In April 2026, CBS announced a time-buy agreement with Allen to fill the 11:35 PM slot left by the conclusion of The Late Show with Stephen Colbert. Starting May 22, 2026, Comics Unleashed with Byron Allen will air two back-to-back episodes in that slot each night. 

Allen’s company purchases the airtime from CBS and sells the advertising itself — the same model he has used since 1993, now operating in one of the most valuable late-night slots in American television.

Frequently Asked Questions

What is Byron Allen’s net worth in 2026? 

Most estimates place it at approximately $1 billion, though Bloomberg has cited figures closer to $735 million.

How did Byron Allen make his money? 

He built wealth through media ownership, content syndication, advertising sales, and strategic acquisitions including The Weather Channel.

What is Allen Media Group? 

It is Byron Allen’s privately held media conglomerate, valued at over $4.5 billion, spanning cable networks, broadcast stations, film, and digital media.

Did Byron Allen buy The Weather Channel? 
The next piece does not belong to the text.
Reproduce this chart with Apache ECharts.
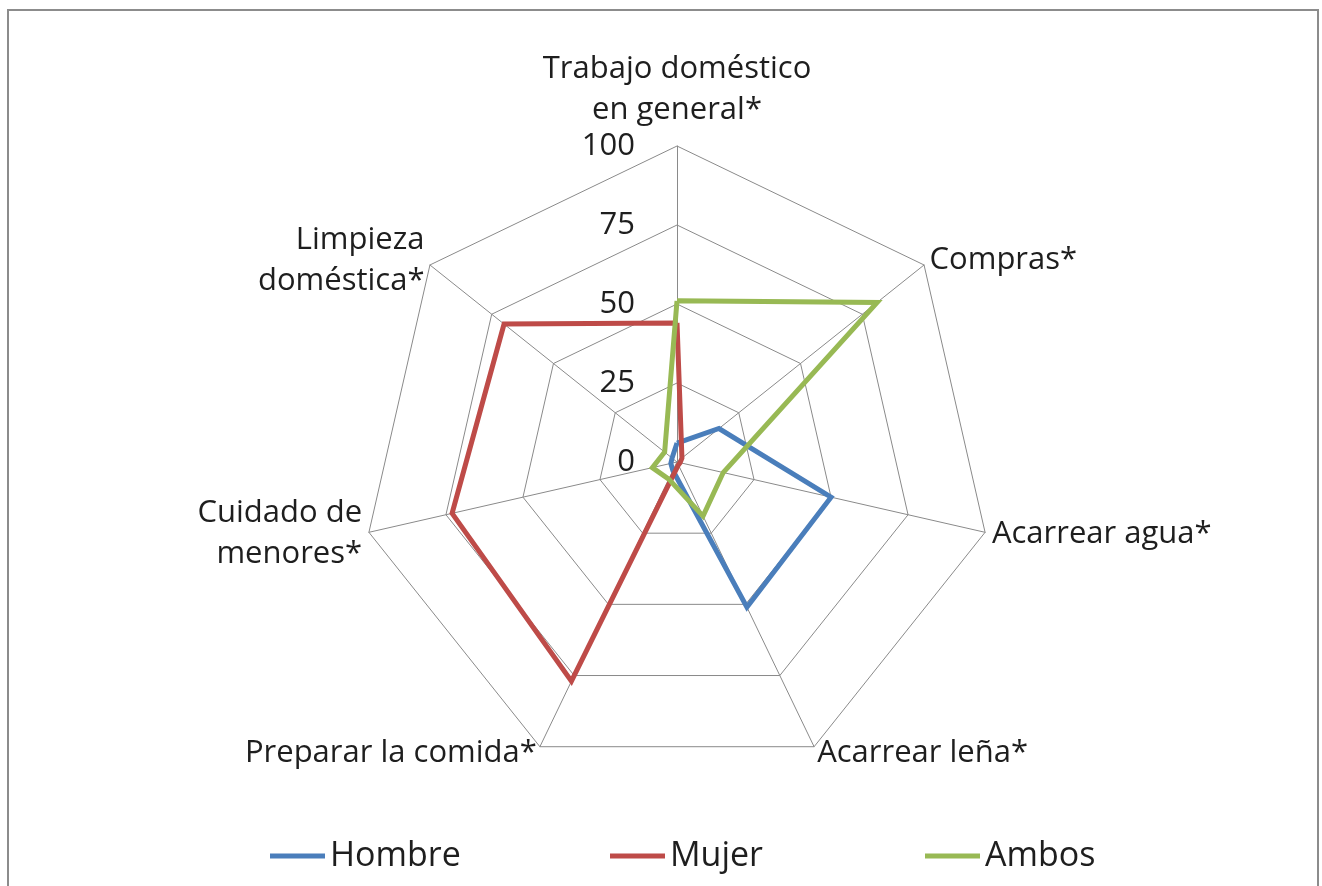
<!DOCTYPE html>
<html>
<head>
<meta charset="utf-8">
<script src="https://cdn.jsdelivr.net/npm/echarts@6/dist/echarts.min.js"></script>
<style>
  html, body { margin: 0; padding: 0; background: #fff; }
  #frame { position: absolute; left: 7px; top: 9px; width: 1312px; height: 900px; border: 2px solid #8c8c8c; box-sizing: border-box; }
  #main { position: absolute; left: 0; top: 0; width: 1322px; height: 886px; }
</style>
</head>
<body>
<div id="frame"></div>
<div id="main"></div>
<script>
// categorias en sentido horario desde arriba
var categorias = ['Trabajo doméstico\nen general*', 'Compras*', 'Acarrear agua*', 'Acarrear leña*',
                  'Preparar la comida*', 'Cuidado de\nmenores*', 'Limpieza\ndoméstica*'];
var hombre = [6, 17, 50, 51, 3, 2, 2];
var mujer  = [44, 2, 1, 1, 77, 73, 70];
var ambos  = [51, 81, 15, 19, 6, 8, 5];
var ticks  = [0, 25, 50, 75, 100];

var fuente = 'Open Sans';
var txtColor = '#1e1e1e';

// echarts dibuja el radar en sentido antihorario: se invierte el orden (menos el primero)
function horario(arr){
  var res = [arr[0]];
  for (var i = arr.length - 1; i > 0; i--) {
    res.push(arr[i]);
  }
  return res;
}

var indicadores = [];
var cats = horario(categorias);
for (var i = 0; i < cats.length; i++) {
  var ind = { name: cats[i], min: ticks[0], max: ticks[ticks.length - 1] };
  if (i == 0) {
    ind.axisLabel = { show: true };
  }
  indicadores.push(ind);
}

function serie(nombre, datos, color) {
  return {
    name: nombre,
    type: 'radar',
    symbol: 'none',
    silent: true,
    lineStyle: { color: color, width: 5, join: 'miter' },
    itemStyle: { color: color },
    data: [{ value: horario(datos), name: nombre }]
  };
}

function leyenda(nombre, x) {
  return {
    bottom: 8,
    left: x,
    icon: 'rect',
    itemWidth: 55,
    itemHeight: 5,
    textStyle: { fontSize: 34, color: txtColor, fontFamily: fuente },
    data: [nombre]
  };
}

var chart = echarts.init(document.getElementById('main'));
chart.setOption({
  animation: false,
  textStyle: { fontFamily: fuente },
  legend: [
    leyenda('Hombre', 265),
    leyenda('Mujer', 605),
    leyenda('Ambos', 920)
  ],
  radar: {
    center: [677, 462],
    radius: 316,
    startAngle: 90,
    shape: 'polygon',
    splitNumber: ticks.length - 1,
    nameGap: 7,
    axisName: { color: txtColor, fontSize: 31, fontFamily: fuente, lineHeight: 41 },
    splitLine: { lineStyle: { color: '#8a8a8a', width: 1 } },
    splitArea: { show: false },
    axisLine: { lineStyle: { color: '#8a8a8a', width: 1 } },
    axisTick: { show: false },
    axisLabel: { show: false, color: txtColor, fontSize: 31, fontFamily: fuente, margin: 42 },
    indicator: indicadores
  },
  series: [
    serie('Hombre', hombre, '#4a7ebb'),
    serie('Mujer', mujer, '#be4b48'),
    serie('Ambos', ambos, '#98b954')
  ]
});
</script>
</body>
</html>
Yes, he acquired the television network in 2018 for $300 million, separate from the Weather Channel’s website.

What is Byron Allen’s CBS deal? 

Starting May 22, 2026, his show Comics Unleashed takes the 11:35 PM late-night slot on CBS under a time-buy arrangement.

Who is Byron Allen’s wife? 

Jennifer Lucas, an Emmy Award-winning television producer and writer; they married in 2007.

Did Byron Allen win his lawsuit against McDonald’s? 

The case settled out of court in 2025, with McDonald’s agreeing to buy ad time from Allen’s companies at market value.

Is Allen Media Group publicly traded? 

No, it is privately held, which is why its valuation and Allen’s personal net worth are estimates rather than publicly verifiable figures.

Conclusion

Byron Allen’s net worth is the product of a single, disciplined idea applied across 30 years: own the distribution, control the advertising, and never sell cheap. He nearly lost it all before the model worked, survived it, and built one of the largest Black-owned media companies in American history — all while staying almost entirely outside the celebrity spotlight.